This year, the organizers of LA PRIDE!, Christopher Street West, faced a choice between continuing as usual with the annual Pride Parade, or organizing in sympathy with protest marches around the nation.  

Shortly after the inauguration of President Trump and the subsequent Womens’ Marches, a National March for Equality and Unity was organized in Washington, DC.  In Washington, Capital Pride has traditionally held their Pride Parade on Saturday evening, so the March on Washington was planned for Sunday, June 11, so as not to conflict.

The problem, of course, was that LA PRIDE! has traditionally held its Parade on Sunday morning, so the choice was to go on as usual, or march in solidarity.

When Brian Pendleton organized a Facebook event urging CSW to change the Parade to a March, nearly 25,000 people responded in favor, and the dye was cast.

Some local businesses pushed back, because the felt (rightly so) that the change would hurt business and their employees, and some Gay Republicans asked what we were resisting, but considering the controversy over LA PRIDE! in 2016 calling for more of a return to the events’ roots, the decision fit the times.

But nobody asked the question: what message are we sending to future LGBT generations with a Resist March?

Forty seven years ago, Pride began as the ultimate Resist March, but as LGBT people have become more visible, and started to make accomplishments on our Civil Rights agenda, Pride evolved into a celebration of how far we have come.

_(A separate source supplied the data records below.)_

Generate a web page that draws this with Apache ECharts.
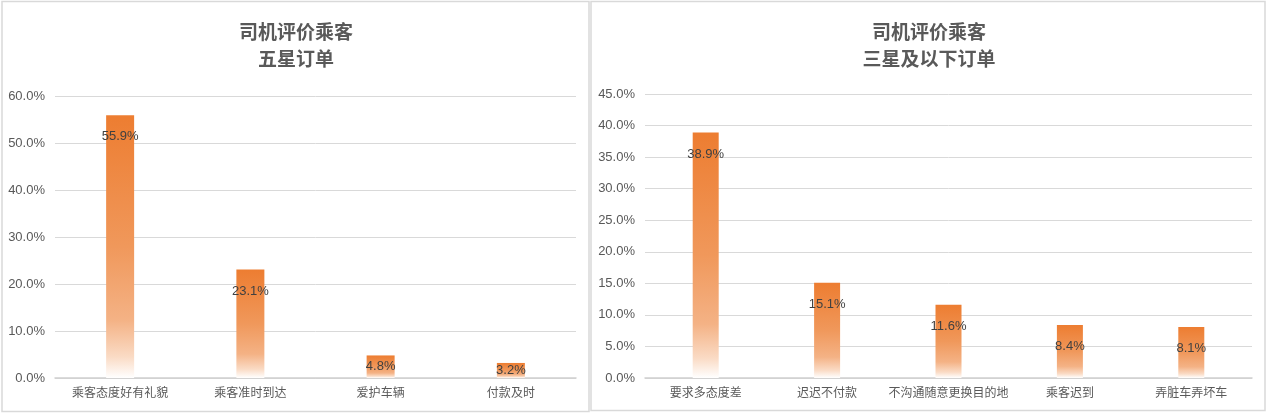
<!DOCTYPE html>
<html>
<head>
<meta charset="utf-8">
<script src="https://cdn.jsdelivr.net/npm/echarts@6/dist/echarts.min.js"></script>
<style>
html,body{margin:0;padding:0;background:#fff;}
#c{width:1269px;height:415px;}
</style>
</head>
<body>
<div id="c"></div>
<script>
// ---- data ----
const leftTitle = '司机评价乘客\n五星订单';
const leftCategories = ['乘客态度好有礼貌', '乘客准时到达', '爱护车辆', '付款及时'];
const leftValues = [55.9, 23.1, 4.8, 3.2];
const leftMax = 60;
const leftInterval = 10;

const rightTitle = '司机评价乘客\n三星及以下订单';
const rightCategories = ['要求多态度差', '迟迟不付款', '不沟通随意更换目的地', '乘客迟到', '弄脏车弄坏车'];
const rightValues = [38.9, 15.1, 11.6, 8.4, 8.1];
const rightMax = 45;
const rightInterval = 5;

// ---- styles ----
const FONT = "'Liberation Sans Narrow', 'Liberation Sans', 'Noto Sans CJK SC', sans-serif";
const CJK = "'Noto Sans CJK SC', 'Liberation Sans', sans-serif";
const textColor = '#595959';
const gridColor = '#d9d9d9';

const barColor = {
  type: 'linear', x: 0, y: 0, x2: 0, y2: 1,
  colorStops: [
    { offset: 0, color: '#ED7D31' },
    { offset: 0.5, color: '#F0985B' },
    { offset: 0.78, color: '#F4B285' },
    { offset: 0.92, color: '#FADBC5' },
    { offset: 1, color: '#FFFFFF' }
  ]
};

function buildData(values, max) {
  return values.map(v => {
    const small = v / max < 0.1;
    return {
      value: v,
      label: small ? { position: 'inside' } : { position: 'insideTop', distance: 15 }
    };
  });
}

const pctFmt = v => v.toFixed(1) + '%';

function yAxis(idx, max, interval) {
  return {
    type: 'value', gridIndex: idx, min: 0, max: max, interval: interval,
    axisLine: { show: false }, axisTick: { show: false },
    axisLabel: { formatter: pctFmt, color: textColor, fontSize: 13, fontFamily: FONT, margin: 10 },
    splitLine: { lineStyle: { color: gridColor, width: 1 } }
  };
}
function xAxis(idx, cats) {
  return {
    type: 'category', gridIndex: idx, data: cats,
    axisLine: { lineStyle: { color: '#d0d0d0', width: 1.5 } },
    axisTick: { show: false },
    axisLabel: { color: textColor, fontSize: 12, fontFamily: CJK, margin: 8, interval: 0 }
  };
}
function barSeries(idx, values, max, width) {
  return {
    type: 'bar', xAxisIndex: idx, yAxisIndex: idx,
    data: buildData(values, max),
    barWidth: width,
    itemStyle: { color: barColor },
    label: {
      show: true, formatter: p => pctFmt(p.value),
      color: '#404040', fontSize: 13, fontFamily: FONT
    }
  };
}

const chart = echarts.init(document.getElementById('c'));
chart.setOption({
  animation: false,
  backgroundColor: '#ffffff',
  graphic: [
    { type: 'rect', shape: { x: 2, y: 1.5, width: 587, height: 410 }, style: { fill: 'none', stroke: '#d9d9d9', lineWidth: 1.5 }, z: -1 },
    { type: 'rect', shape: { x: 591, y: 1.5, width: 674, height: 409 }, style: { fill: 'none', stroke: '#d9d9d9', lineWidth: 1.5 }, z: -1 }
  ],
  title: [
    { text: leftTitle, left: 296, top: 18, textAlign: 'center', padding: 0,
      textStyle: { color: textColor, fontSize: 19, fontWeight: 'bold', fontFamily: CJK, lineHeight: 27 } },
    { text: rightTitle, left: 929, top: 18, textAlign: 'center', padding: 0,
      textStyle: { color: textColor, fontSize: 19, fontWeight: 'bold', fontFamily: CJK, lineHeight: 27 } }
  ],
  grid: [
    { left: 55, right: 693, top: 96, bottom: 37 },
    { left: 645, right: 17, top: 94, bottom: 37 }
  ],
  xAxis: [xAxis(0, leftCategories), xAxis(1, rightCategories)],
  yAxis: [yAxis(0, leftMax, leftInterval), yAxis(1, rightMax, rightInterval)],
  series: [barSeries(0, leftValues, leftMax, 28), barSeries(1, rightValues, rightMax, 26)]
});
</script>
</body>
</html>
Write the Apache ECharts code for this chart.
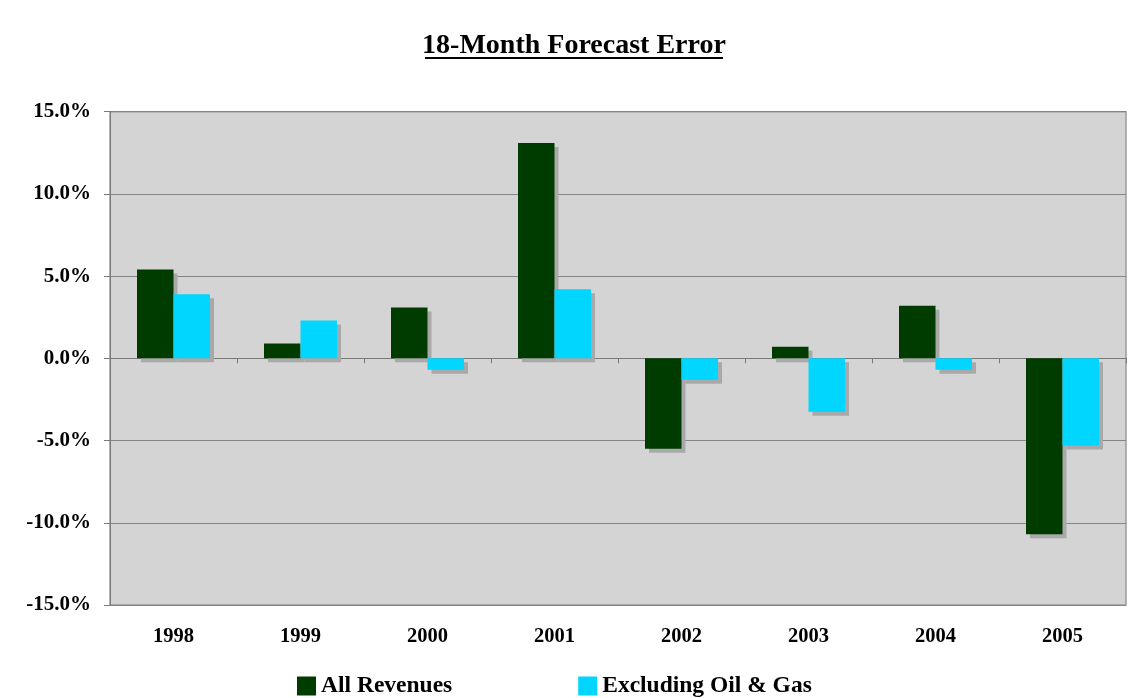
<!DOCTYPE html>
<html>
<head>
<meta charset="utf-8">
<script src="https://cdn.jsdelivr.net/npm/echarts@6/dist/echarts.min.js"></script>
<style>
html,body{margin:0;padding:0;background:#fff;}
#c{width:1133px;height:698px;}
</style>
</head>
<body>
<div id="c"></div>
<script>
var titleText = '18-Month Forecast Error';
var years = ['1998', '1999', '2000', '2001', '2002', '2003', '2004', '2005'];
var allRevenues = [5.4, 0.9, 3.1, 13.1, -5.5, 0.7, 3.2, -10.7];
var exclOilGas = [3.9, 2.3, -0.7, 4.2, -1.3, -3.25, -0.7, -5.3];
var seriesNames = ['All Revenues', 'Excluding Oil & Gas'];
var yMin = -15, yMax = 15, yStep = 5;

var FONT = '"Liberation Serif", "Times New Roman", serif';
var chart = echarts.init(document.getElementById('c'));
var shadow = { shadowColor: '#a9a9a9', shadowOffsetX: 4, shadowOffsetY: 4, shadowBlur: 0 };

chart.setOption({
  animation: false,
  backgroundColor: '#ffffff',
  graphic: [
    { type: 'text', x: 574, y: 45.5, z: 10,
      style: { text: titleText, font: 'bold 28px ' + FONT, fill: '#000',
               textAlign: 'center', textVerticalAlign: 'middle' } },
    { type: 'line', z: 10,
      shape: { x1: 425, y1: 58, x2: 723, y2: 58 },
      style: { stroke: '#000', lineWidth: 2 } }
  ],
  legend: {
    data: seriesNames,
    left: 297, top: 674, padding: 0,
    itemWidth: 19, itemHeight: 19, itemGap: 126,
    icon: 'rect',
    textStyle: { fontFamily: FONT, fontWeight: 'bold', fontSize: 23.5, lineHeight: 20, color: '#000' }
  },
  grid: {
    left: 110, top: 111.7, right: 7, bottom: 93,
    show: true, backgroundColor: '#d4d4d4', borderColor: '#9a9a9a', borderWidth: 1.5
  },
  xAxis: [
    { type: 'category', data: years, position: 'bottom',
      axisLine: { show: false, onZero: false }, axisTick: { show: false },
      axisLabel: { margin: 21, fontFamily: FONT, fontWeight: 'bold', fontSize: 20.5, color: '#000' } },
    { type: 'category', data: years, position: 'bottom',
      axisLine: { show: true, onZero: true, lineStyle: { color: '#7a7a7a', width: 1 } },
      axisTick: { show: true, length: 5, lineStyle: { color: '#7a7a7a' } },
      axisLabel: { show: false } }
  ],
  yAxis: {
    type: 'value', min: yMin, max: yMax, interval: yStep,
    axisLine: { show: true, lineStyle: { color: '#7a7a7a', width: 1 } },
    axisTick: { show: true, length: 6, lineStyle: { color: '#7a7a7a' } },
    splitLine: { show: true, lineStyle: { color: '#858585', width: 1 } },
    axisLabel: { margin: 19, fontFamily: FONT, fontWeight: 'bold', fontSize: 21, color: '#000',
      formatter: function (v) { return v.toFixed(1) + '%'; } }
  },
  series: [
    { name: seriesNames[0], type: 'bar', data: allRevenues, xAxisIndex: 0,
      barWidth: 36.5, barGap: '0%',
      itemStyle: Object.assign({ color: '#003c00' }, shadow) },
    { name: seriesNames[1], type: 'bar', data: exclOilGas, xAxisIndex: 0,
      barWidth: 36.5, barGap: '0%',
      itemStyle: Object.assign({ color: '#00d6ff' }, shadow) }
  ]
});
</script>
</body>
</html>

Did the Resist March perpetuate older LGBT generation’s history of victimization?  My generation and my elders’ definitely had a lot to overcome.  As I was just coming out in the 1990’s, Bill Clinton was signing Don’t Ask, Don’t Tell and the Defense of Marriage Act.  That did not make it easy to accept who I was at the time.

What did make it easier to start coming out was to see other people like myself–those who had overcome society’s obstacles, those who loved honestly and freely as themselves, and who were succeeding.

That’s why for future LGBT generations, we need to be careful about the messages we send–do we want to tell them that life will be rough and the government will limit their rights if they come out, or do we want to say, “you are normal, you are loved, and you can be fabulous!”

To me, the latter is a more important message to send, and is the message of what Pride has become, so I hope we will embrace the greatness of our community in the future, and lift each other up as we Choose Pride.